----- Data extract -----

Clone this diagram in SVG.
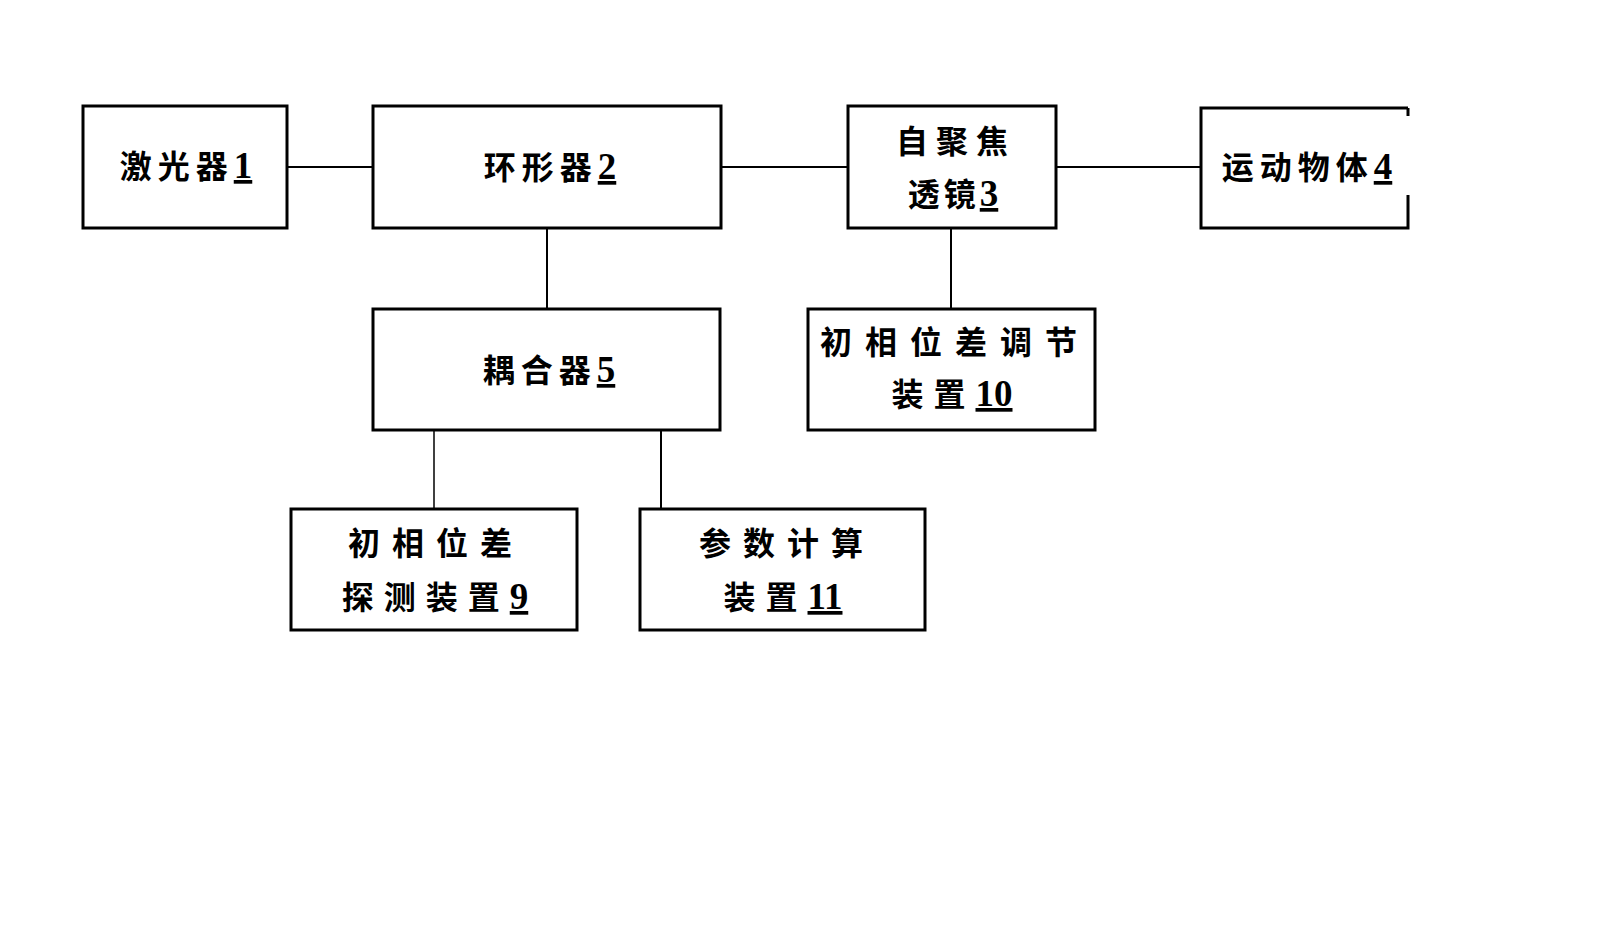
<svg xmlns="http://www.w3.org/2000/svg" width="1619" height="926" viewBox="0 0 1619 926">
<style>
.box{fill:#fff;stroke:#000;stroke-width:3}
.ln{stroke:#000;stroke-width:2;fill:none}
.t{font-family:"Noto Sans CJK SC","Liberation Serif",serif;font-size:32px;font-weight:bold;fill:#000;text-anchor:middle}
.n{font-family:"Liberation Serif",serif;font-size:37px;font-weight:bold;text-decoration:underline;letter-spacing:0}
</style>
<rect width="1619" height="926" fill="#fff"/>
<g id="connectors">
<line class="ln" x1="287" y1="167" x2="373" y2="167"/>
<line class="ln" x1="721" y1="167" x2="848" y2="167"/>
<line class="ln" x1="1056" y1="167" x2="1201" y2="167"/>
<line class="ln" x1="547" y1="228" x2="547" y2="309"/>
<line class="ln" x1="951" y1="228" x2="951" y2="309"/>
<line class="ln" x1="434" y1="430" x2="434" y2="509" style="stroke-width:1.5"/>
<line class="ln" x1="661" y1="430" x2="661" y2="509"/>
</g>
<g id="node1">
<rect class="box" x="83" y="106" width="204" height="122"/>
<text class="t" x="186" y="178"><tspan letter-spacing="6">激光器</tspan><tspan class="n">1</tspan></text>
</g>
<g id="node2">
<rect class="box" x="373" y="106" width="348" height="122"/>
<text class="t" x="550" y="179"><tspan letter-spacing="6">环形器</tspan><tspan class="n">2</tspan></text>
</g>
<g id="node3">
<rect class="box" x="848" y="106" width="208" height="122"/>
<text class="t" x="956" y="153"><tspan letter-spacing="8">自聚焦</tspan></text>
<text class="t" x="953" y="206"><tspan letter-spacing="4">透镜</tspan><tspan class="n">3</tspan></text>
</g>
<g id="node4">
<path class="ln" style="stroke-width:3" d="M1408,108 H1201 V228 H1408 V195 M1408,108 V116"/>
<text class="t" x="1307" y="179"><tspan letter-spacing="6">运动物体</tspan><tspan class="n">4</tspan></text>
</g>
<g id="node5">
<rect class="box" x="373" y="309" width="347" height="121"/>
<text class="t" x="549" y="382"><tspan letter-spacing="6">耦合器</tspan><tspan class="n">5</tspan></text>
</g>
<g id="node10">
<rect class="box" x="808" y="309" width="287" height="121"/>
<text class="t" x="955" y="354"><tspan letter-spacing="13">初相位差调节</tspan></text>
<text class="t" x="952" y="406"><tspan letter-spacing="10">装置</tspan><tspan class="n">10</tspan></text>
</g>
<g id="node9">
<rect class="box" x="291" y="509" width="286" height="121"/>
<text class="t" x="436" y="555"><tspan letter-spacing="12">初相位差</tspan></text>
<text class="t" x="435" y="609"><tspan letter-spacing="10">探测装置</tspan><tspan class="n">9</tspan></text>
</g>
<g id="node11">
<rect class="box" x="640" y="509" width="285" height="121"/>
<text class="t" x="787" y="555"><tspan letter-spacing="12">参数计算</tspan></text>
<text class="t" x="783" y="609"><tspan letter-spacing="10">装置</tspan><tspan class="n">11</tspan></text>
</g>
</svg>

-----

Quote the data above in full, leaving out the pictures it holds.

Clone this diagram in SVG.
<svg xmlns="http://www.w3.org/2000/svg" width="1619" height="926" viewBox="0 0 1619 926">
<style>
.box{fill:#fff;stroke:#000;stroke-width:3}
.ln{stroke:#000;stroke-width:2;fill:none}
.t{font-family:"Noto Sans CJK SC","Liberation Serif",serif;font-size:32px;font-weight:bold;fill:#000;text-anchor:middle}
.n{font-family:"Liberation Serif",serif;font-size:37px;font-weight:bold;text-decoration:underline;letter-spacing:0}
</style>
<rect width="1619" height="926" fill="#fff"/>
<g id="connectors">
<line class="ln" x1="287" y1="167" x2="373" y2="167"/>
<line class="ln" x1="721" y1="167" x2="848" y2="167"/>
<line class="ln" x1="1056" y1="167" x2="1201" y2="167"/>
<line class="ln" x1="547" y1="228" x2="547" y2="309"/>
<line class="ln" x1="951" y1="228" x2="951" y2="309"/>
<line class="ln" x1="434" y1="430" x2="434" y2="509" style="stroke-width:1.5"/>
<line class="ln" x1="661" y1="430" x2="661" y2="509"/>
</g>
<g id="node1">
<rect class="box" x="83" y="106" width="204" height="122"/>
<text class="t" x="186" y="178"><tspan letter-spacing="6">激光器</tspan><tspan class="n">1</tspan></text>
</g>
<g id="node2">
<rect class="box" x="373" y="106" width="348" height="122"/>
<text class="t" x="550" y="179"><tspan letter-spacing="6">环形器</tspan><tspan class="n">2</tspan></text>
</g>
<g id="node3">
<rect class="box" x="848" y="106" width="208" height="122"/>
<text class="t" x="956" y="153"><tspan letter-spacing="8">自聚焦</tspan></text>
<text class="t" x="953" y="206"><tspan letter-spacing="4">透镜</tspan><tspan class="n">3</tspan></text>
</g>
<g id="node4">
<path class="ln" style="stroke-width:3" d="M1408,108 H1201 V228 H1408 V195 M1408,108 V116"/>
<text class="t" x="1307" y="179"><tspan letter-spacing="6">运动物体</tspan><tspan class="n">4</tspan></text>
</g>
<g id="node5">
<rect class="box" x="373" y="309" width="347" height="121"/>
<text class="t" x="549" y="382"><tspan letter-spacing="6">耦合器</tspan><tspan class="n">5</tspan></text>
</g>
<g id="node10">
<rect class="box" x="808" y="309" width="287" height="121"/>
<text class="t" x="955" y="354"><tspan letter-spacing="13">初相位差调节</tspan></text>
<text class="t" x="952" y="406"><tspan letter-spacing="10">装置</tspan><tspan class="n">10</tspan></text>
</g>
<g id="node9">
<rect class="box" x="291" y="509" width="286" height="121"/>
<text class="t" x="436" y="555"><tspan letter-spacing="12">初相位差</tspan></text>
<text class="t" x="435" y="609"><tspan letter-spacing="10">探测装置</tspan><tspan class="n">9</tspan></text>
</g>
<g id="node11">
<rect class="box" x="640" y="509" width="285" height="121"/>
<text class="t" x="787" y="555"><tspan letter-spacing="12">参数计算</tspan></text>
<text class="t" x="783" y="609"><tspan letter-spacing="10">装置</tspan><tspan class="n">11</tspan></text>
</g>
</svg>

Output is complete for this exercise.